Jonathan, who this month toured some parts of Africa’s most populous nation that have been submerged by floods he has described as a ‘national disaster’, spoke to journalists and other visitors to the presidential villa.
“People should not be afraid that there will be hunger in the land ... We have enough grains in our reserves,” he said, when asked about the impact of the floods on food production.
“Some selfish people are already hoarding grains ... but they are doing that to their disadvantage,” he said.
At least 140 people have been killed, hundreds of thousands displaced and tens of thousands of hectares of farmland have been submerged since the start of July, emergency officials say, after several major rivers burst their banks.

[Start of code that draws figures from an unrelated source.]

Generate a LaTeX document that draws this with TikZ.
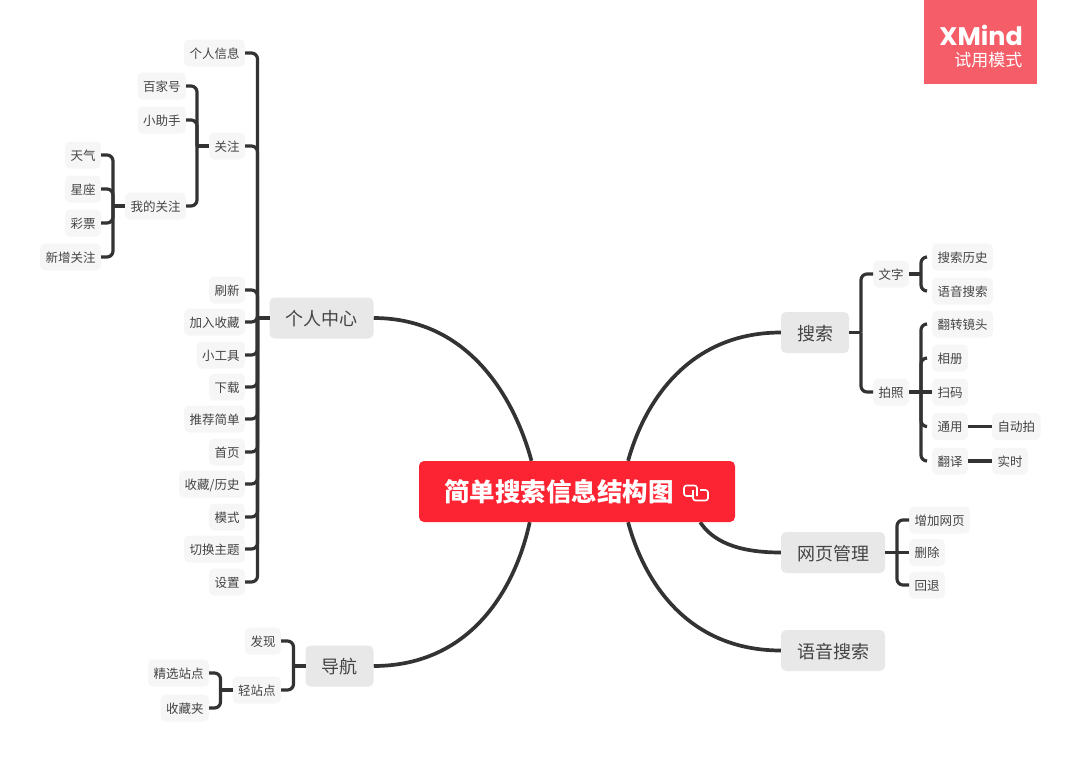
\documentclass[tikz,border=0pt]{standalone}
\usepackage{fontspec}
\setmainfont{Noto Sans CJK SC}
\newfontfamily\badgefont{Poppins}
\usepackage{xcolor}
\definecolor{rootred}{HTML}{FC2433}
\definecolor{badgered}{HTML}{F55D68}
\definecolor{linegray}{HTML}{333333}
\definecolor{inkgray}{HTML}{444444}
\usetikzlibrary{backgrounds}

\begin{document}
\begin{tikzpicture}[x=1pt, y=-1pt, line join=round,
    rootnode/.style={fill=rootred, rounded corners=5pt, text=white, minimum width=316pt, minimum height=61pt, inner sep=0pt, font=\fontsize{25.5}{30}\selectfont\bfseries},
    mainnode/.style={fill=black!9, rounded corners=5pt, text=inkgray, minimum height=41pt, inner xsep=16pt, inner ysep=0pt, outer sep=0pt, text height=16.5pt, text depth=1.5pt, font=\fontsize{18}{22}\selectfont},
    subnode/.style={fill=black!3.5, rounded corners=5pt, text=inkgray, minimum height=27pt, inner xsep=5.5pt, inner ysep=0pt, outer sep=0pt, text height=11.5pt, text depth=1pt, font=\fontsize{12.5}{15}\selectfont},
    stem/.style={draw=linegray, line width=3.2pt},
    link/.style={draw=linegray, line width=3.2pt, rounded corners=6pt},
    curve/.style={draw=linegray, line width=3.7pt}]
  \useasboundingbox (0,0) rectangle (1080,761);
  % centre and main topics
  \node[rootnode] (Root) at (577,491.5) {\hspace*{-36pt}简单搜索信息结构图};
  \node[mainnode] (Geren) at (321.5,318) {个人中心};
  \node[mainnode] (Daohang) at (339.5,666) {导航};
  \node[mainnode] (Sousuo) at (815,332.5) {搜索};
  \node[mainnode] (Wangye) at (833,552.5) {网页管理};
  \node[mainnode] (Yuyin) at (833,650.5) {语音搜索};
  % link icon
  \draw[white,line width=1.6pt,rounded corners=2.5pt] (692,496) -- (684,496) -- (684,485.5) -- (697,485.5) -- (697,496);
  \draw[white,line width=1.6pt,rounded corners=2.5pt] (700,490) -- (708,490) -- (708,500.5) -- (693,500.5) -- (693,490);
  % left side
  \node[subnode,anchor=east] (G1) at (245,53) {个人信息};
  \node[subnode,anchor=east] (G2) at (245,146) {关注};
  \node[subnode,anchor=east] (G3) at (245,290) {刷新};
  \node[subnode,anchor=east] (G4) at (245,322) {加入收藏};
  \node[subnode,anchor=east] (G5) at (245,355) {小工具};
  \node[subnode,anchor=east] (G6) at (245,387) {下载};
  \node[subnode,anchor=east] (G7) at (245,419) {推荐简单};
  \node[subnode,anchor=east] (G8) at (245,452) {首页};
  \node[subnode,anchor=east] (G9) at (245,484) {收藏/历史};
  \node[subnode,anchor=east] (G10) at (245,517) {模式};
  \node[subnode,anchor=east] (G11) at (245,549) {切换主题};
  \node[subnode,anchor=east] (G12) at (245,582) {设置};
  \node[subnode,anchor=east] (F1) at (186,86) {百家号};
  \node[subnode,anchor=east] (F2) at (186,120) {小助手};
  \node[subnode,anchor=east] (F3) at (186,206) {我的关注};
  \node[subnode,anchor=east] (H1) at (101,155) {天气};
  \node[subnode,anchor=east] (H2) at (101,189) {星座};
  \node[subnode,anchor=east] (H3) at (101,223) {彩票};
  \node[subnode,anchor=east] (H4) at (101,257) {新增关注};
  \node[subnode,anchor=east] (D1) at (281,641) {发现};
  \node[subnode,anchor=east] (D2) at (281,690) {轻站点};
  \node[subnode,anchor=east] (L1) at (209,673) {精选站点};
  \node[subnode,anchor=east] (L2) at (209,708) {收藏夹};
  % right side
  \node[subnode,anchor=west] (S1) at (873,274) {文字};
  \node[subnode,anchor=west] (S2) at (873,392) {拍照};
  \node[subnode,anchor=west] (T1) at (932,257) {搜索历史};
  \node[subnode,anchor=west] (T2) at (932,291) {语音搜索};
  \node[subnode,anchor=west] (P1) at (932,324) {翻转镜头};
  \node[subnode,anchor=west] (P2) at (932,358) {相册};
  \node[subnode,anchor=west] (P3) at (932,392) {扫码};
  \node[subnode,anchor=west] (P4) at (932,426.5) {通用};
  \node[subnode,anchor=west] (P5) at (932,461) {翻译};
  \node[subnode,anchor=west] (Q1) at (992,426.5) {自动拍};
  \node[subnode,anchor=west] (Q2) at (992,461) {实时};
  \node[subnode,anchor=west] (W1) at (909,520) {增加网页};
  \node[subnode,anchor=west] (W2) at (909,552.5) {删除};
  \node[subnode,anchor=west] (W3) at (909,585) {回退};
  % badge
  \node[fill=badgered,minimum width=113pt,minimum height=84pt,inner sep=0pt] (Badge) at (980.5,42) {};
  \node[text=white,anchor=east,inner sep=0pt,font=\badgefont\bfseries\fontsize{25.4}{28}\selectfont] (BadgeA) at (1023,35) {XMind};
  \node[text=white,anchor=east,inner sep=0pt,font=\fontsize{17}{20}\selectfont] (BadgeB) at (1022.5,60.5) {试用模式};
  % curved links
  \begin{scope}[on background layer]
    \draw[curve] (Geren.east) .. controls (470,318) and (515,400) .. (Root.146.5);
    \draw[curve] (Daohang.east) .. controls (470,666) and (515,590) .. (Root.213.5);
    \draw[curve] (Sousuo.west) .. controls (690,332.5) and (645,400) .. (Root.31);
    \draw[curve] (Wangye.west) .. controls (735,552.5) and (712,540) .. (Root.-14);
    \draw[curve] (Yuyin.west) .. controls (690,650.5) and (645,585) .. (Root.329);
  \end{scope}
  % brackets
  \draw[stem] (Geren.west) -- ++(-12,0) coordinate (GBus);
  \draw[link] (GBus) |- (G1.east);
  \draw[link] (GBus) |- (G2.east);
  \draw[link] (GBus) |- (G3.east);
  \draw[link] (GBus) |- (G4.east);
  \draw[link] (GBus) |- (G5.east);
  \draw[link] (GBus) |- (G6.east);
  \draw[link] (GBus) |- (G7.east);
  \draw[link] (GBus) |- (G8.east);
  \draw[link] (GBus) |- (G9.east);
  \draw[link] (GBus) |- (G10.east);
  \draw[link] (GBus) |- (G11.east);
  \draw[link] (GBus) |- (G12.east);
  \draw[stem] (G2.west) -- ++(-12,0) coordinate (FBus);
  \draw[link] (FBus) |- (F1.east);
  \draw[link] (FBus) |- (F2.east);
  \draw[link] (FBus) |- (F3.east);
  \draw[stem] (F3.west) -- ++(-12,0) coordinate (HBus);
  \draw[link] (HBus) |- (H1.east);
  \draw[link] (HBus) |- (H2.east);
  \draw[link] (HBus) |- (H3.east);
  \draw[link] (HBus) |- (H4.east);
  \draw[stem] (Daohang.west) -- ++(-12,0) coordinate (DBus);
  \draw[link] (DBus) |- (D1.east);
  \draw[link] (DBus) |- (D2.east);
  \draw[stem] (D2.west) -- ++(-12,0) coordinate (LBus);
  \draw[link] (LBus) |- (L1.east);
  \draw[link] (LBus) |- (L2.east);
  \draw[stem] (Sousuo.east) -- ++(12,0) coordinate (SBus);
  \draw[link] (SBus) |- (S1.west);
  \draw[link] (SBus) |- (S2.west);
  \draw[stem] (S1.east) -- ++(12,0) coordinate (TBus);
  \draw[link,shorten >=5pt] (TBus) |- (T1.west);
  \draw[link,shorten >=5pt] (TBus) |- (T2.west);
  \draw[stem] (S2.east) -- (P3.west);
  \path (S2.east) -- ++(12,0) coordinate (PBus);
  \draw[link,shorten >=5pt] (PBus) |- (P1.west);
  \draw[link,shorten >=5pt] (PBus) |- (P2.west);
  \draw[link,shorten >=5pt] (PBus) |- (P4.west);
  \draw[link,shorten >=5pt] (PBus) |- (P5.west);
  \draw[stem] (P4.east) -- (Q1.west);
  \draw[stem] (P5.east) -- (Q2.west);
  \draw[stem] (Wangye.east) -- (W2.west);
  \path (Wangye.east) -- ++(12,0) coordinate (WBus);
  \draw[link] (WBus) |- (W1.west);
  \draw[link] (WBus) |- (W3.west);
\end{tikzpicture}
\end{document}
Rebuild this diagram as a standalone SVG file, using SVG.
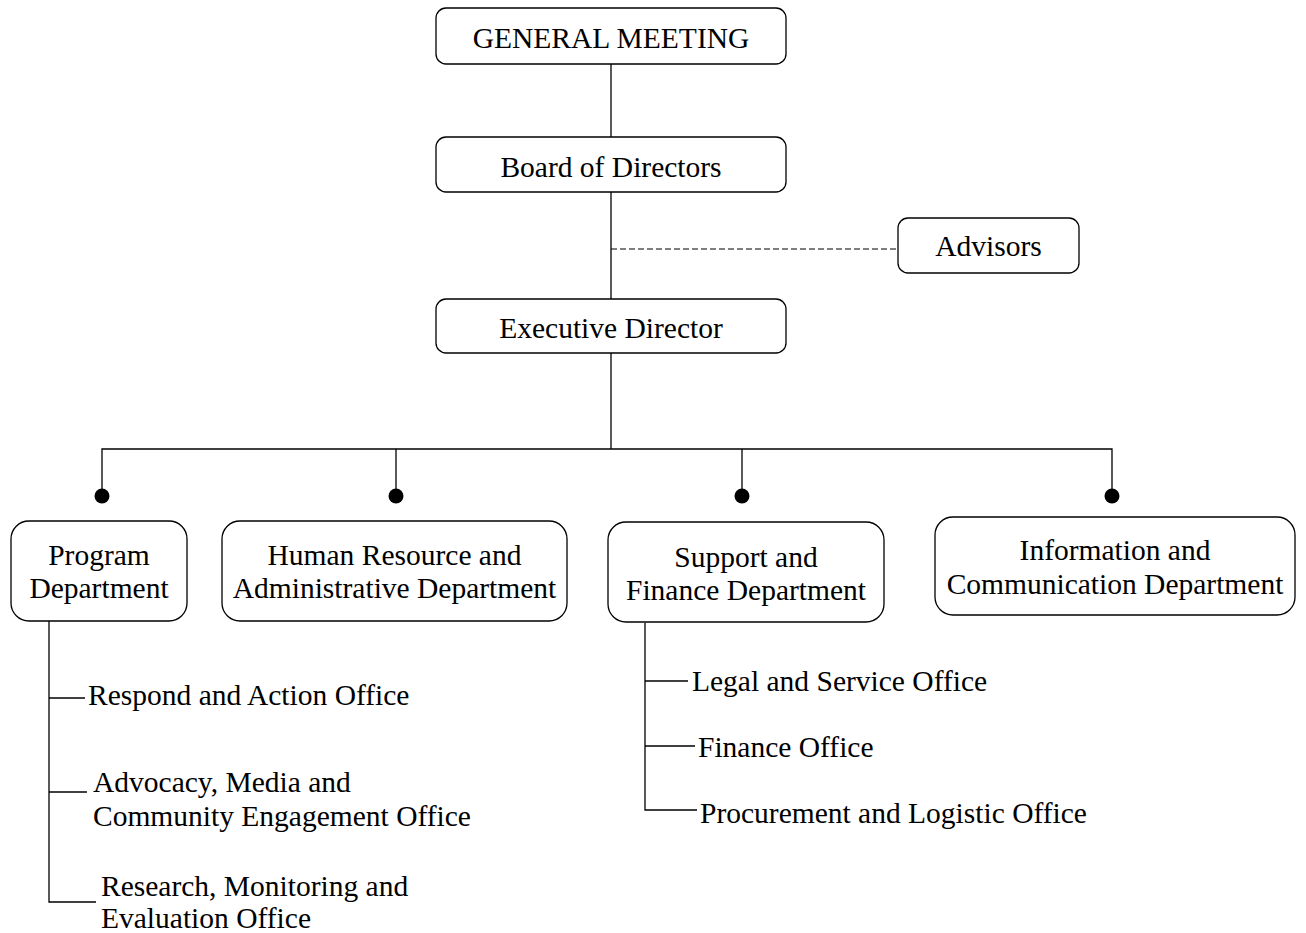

Flooding in the oil rich Niger Delta, where Africa’s third longest river flows into the Atlantic ocean, has disrupted oil production to the tune of around 500,000 barrels per day (bpd) — more than a fifth of Nigeria’s output — according to the Department of Petroleum Resources.
French oil firm Total says it stopped oil and gas production on its onshore OML 58 block due to floods, declaring force majeure on supplies of liquefied natural gas (LNG).
Nigeria, which gets heavy tropical rains from May to September, often suffers seasonal flash floods. But the sheer scale of the devastation this year has shocked people. Local TV stations have beamed images of towns and cities under water.
A cocoa industry body said last month that cocoa output would fall far short of a 300,000 tonne target for last season because of excessive rains.